Il materialismo cristiano di san Josemaria

In una notevole omelia pronunciata nel 1967 e pubblicata con il titolo "Amare il mondo appassionatamente", Mons. Escrivá utilizza l'espressione "materialismo cristiano". Mi sembra che riassuma felicemente il suo messaggio.

In una notevole omelia pronunciata nel 1967 e pubblicata con il titolo Amare il mondo appassionatamente, Mons. Escrivá utilizza l'espressione "materialismo cristiano". Mi sembra che riassuma felicemente il suo messaggio. In particolare vi si può leggere: "Il senso cristiano autentico — che professa la risurrezione della carne — si è sempre opposto, come è logico, alla disincarnazione, senza tema di essere tacciato di materialismo. È consentito, pertanto, parlare di un materialismo cristiano, che si oppone audacemente ai materialismi chiusi allo spirito.

Che cosa sono i sacramenti — orme dell'Incarnazione del Verbo, come dissero gli antichi — se non la manifestazione più evidente di questa strada che Dio ha scelto per santificarci e condurci al Cielo? (...)".

Ma in che senso coniugare la vita spirituale e l'impegno nel mondo? Dai suoi scritti risulta che Mons. Escrivá esclude qualsiasi alternanza o schizofrenica giustapposizione, ovvero una doppia vita fatta, da una parte, delle mille realtà e occupazioni quotidiane da cui Dio sarebbe assente, dall'altra, da parentesi sacre vissute come momenti di evasione. Egli, però, respinge anche ogni specie di confusione tra la vita spirituale e la presenza al mondo, sia che avvenga per via di riduzione (la tentazione dello spiritualismo esagerato, che limiterebbe la santificazione cristiana alla vita interiore e alla salvezza dell'anima, senza prendere sul serio gli impegni secolari in se stessi considerati) o per via di assorbimento (la tentazione del secolarismo, che tenderebbe a includere il riferimento a Cristo o ai "valori cristiani" in un orizzonte esclusivamente umano).

Ciò che invece colpisce in Mons. Escrivá è la disinvoltura con cui passa dal divino all'umano e dall'umano al divino, dando la sensazione di una pacifica continuità e non di uno iato tormentato tra l'uno e l'altro, a mille leghe da ciò che definirei volentieri, parafrasando Hegel, "la vita cristiana vissuta come coscienza infelice, ovvero come cattiva coscienza".

Il materialismo cristiano di san Josemaría coniuga felicemente una reciproca promozione dei due aspetti: la vita spirituale richiede l'impegno secolare e quest'ultimo richiede l'approfondimento della sua vita spirituale. Come egli amava dire, "per essere molto divini bisogna essere anche molto umani".

A ragione, Mons.
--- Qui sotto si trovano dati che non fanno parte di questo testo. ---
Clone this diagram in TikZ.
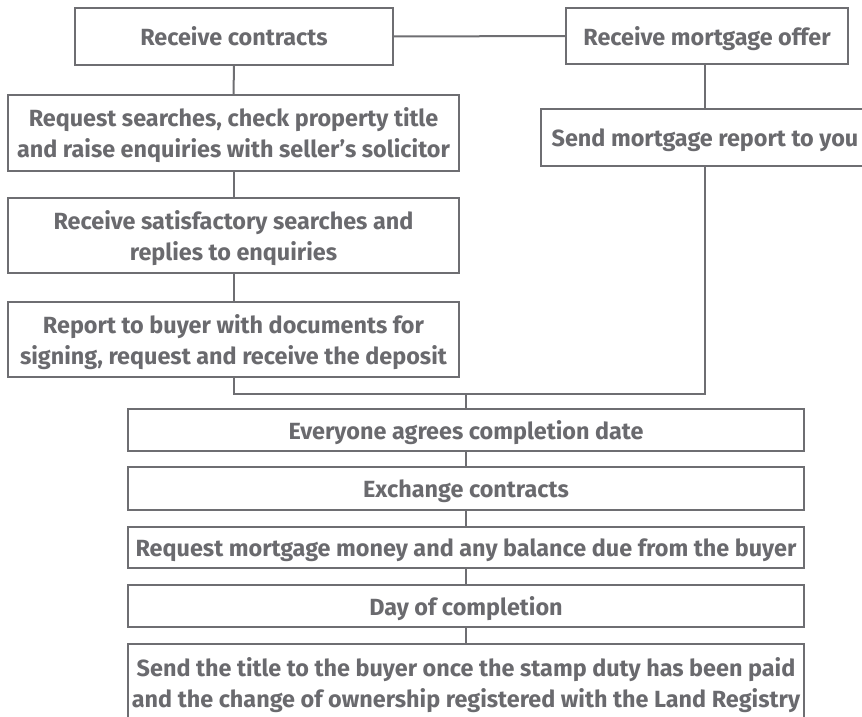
\documentclass[tikz,border=0pt]{standalone}
\usepackage{fontspec}
\setmainfont{Fira Sans}
\definecolor{txtgray}{HTML}{6A6A6E}
\definecolor{linegray}{HTML}{6E6E72}
\begin{document}
\begin{tikzpicture}[x=1pt,y=-1pt,
  box/.style={draw=linegray,line width=2pt,fill=white,inner sep=0pt,align=center,
    text=txtgray,text depth=0pt,font=\fontsize{23.4}{31}\selectfont\bfseries},
  conn/.style={draw=linegray,line width=2pt}]
\useasboundingbox (0,0) rectangle (862,717);
\clip (0,0) rectangle (862,717);
\node[box,minimum width=318pt,minimum height=57pt] (A) at (234,36.5) {Receive contracts};
\node[box,minimum width=282pt,minimum height=56pt] (B) at (707,36) {Receive mortgage offer};
\node[box,minimum width=328pt,minimum height=57pt] (C) at (705,137.5) {Send mortgage report to you};
\node[box,minimum width=451pt,minimum height=76pt] (D) at (233.5,133) {Request searches, check property title\\and raise enquiries with seller’s solicitor};
\node[box,minimum width=451pt,minimum height=75pt] (E) at (233.5,235.5) {Receive satisfactory searches and\\replies to enquiries};
\node[box,minimum width=451pt,minimum height=75pt] (F) at (233.5,339.5) {Report to buyer with documents for\\signing, request and receive the deposit};
\node[box,minimum width=676pt,minimum height=42pt] (G) at (466,430) {Everyone agrees completion date};
\node[box,minimum width=676pt,minimum height=43pt] (H) at (466,488.5) {Exchange contracts};
\node[box,minimum width=676pt,minimum height=41pt] (I) at (466,547.5) {Request mortgage money and any balance due from the buyer};
\node[box,minimum width=676pt,minimum height=42pt] (J) at (466,606) {Day of completion};
\node[box,minimum width=676pt,minimum height=78pt] (K) at (466,683) {Send the title to the buyer once the stamp duty has been paid\\and the change of ownership registered with the Land Registry};
\coordinate (j) at (466,394);
\draw[conn] (A.east) -- (B.west);
\draw[conn] (A.south) -- (D.north);
\draw[conn] (D.south) -- (E.north);
\draw[conn] (E.south) -- (F.north);
\draw[conn] (B.south -| C.north) -- (C.north);
\draw[conn] (F.south) |- (j) -| (C.south);
\draw[conn] (j) -- (G.north);
\draw[conn] (G.south) -- (H.north);
\draw[conn] (H.south) -- (I.north);
\draw[conn] (I.south) -- (J.north);
\draw[conn] (J.south) -- (K.north);
\end{tikzpicture}
\end{document}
Escrivá rapporta a Cristo l'unione del divino e dell'umano. Sin dai primi secoli della Chiesa, la fede cattolica ha cercato di pensare l'unità di Dio e dell'uomo in Cristo, confutando molteplici eresie. L'unità di Cristo non può consistere né in una giustapposizione o separazione (nestorianesimo), né in una confusione, vuoi mediante la riduzione dell'umanità di Cristo alla sua divinità (docetismo e monofisismo), vuoi mediante la riduzione della divinità all'umanità (adozionismo e arianesimo). Ritroviamo qui le categorie sopra richiamate a proposito del messaggio di Mons. Escrivá.

L'unità del divino e dell'umano in Cristo, tuttavia, non può nemmeno essere pensata come una pura tensione tra i due; la cristologia cattolica implica piuttosto la reciproca promozione dell'umano e del divino, nella logica del concilio di Calcedonia, secondo il quale, lungi dall'essere separate l'una dall'altra, di confondersi o di opporsi, la natura umana e la natura divina di Gesù sono salvaguardate nelle rispettive proprietà.

Mi sembra che il materialismo cristiano di Mons. Escrivá, attento a coniugare positivamente, senza separazione e senza confusione, la più alta spiritualità e l'impegno secolare più quotidiano, poggi su solide basi, cioè su fondamenti cristologici che garantiscono frutti durevoli.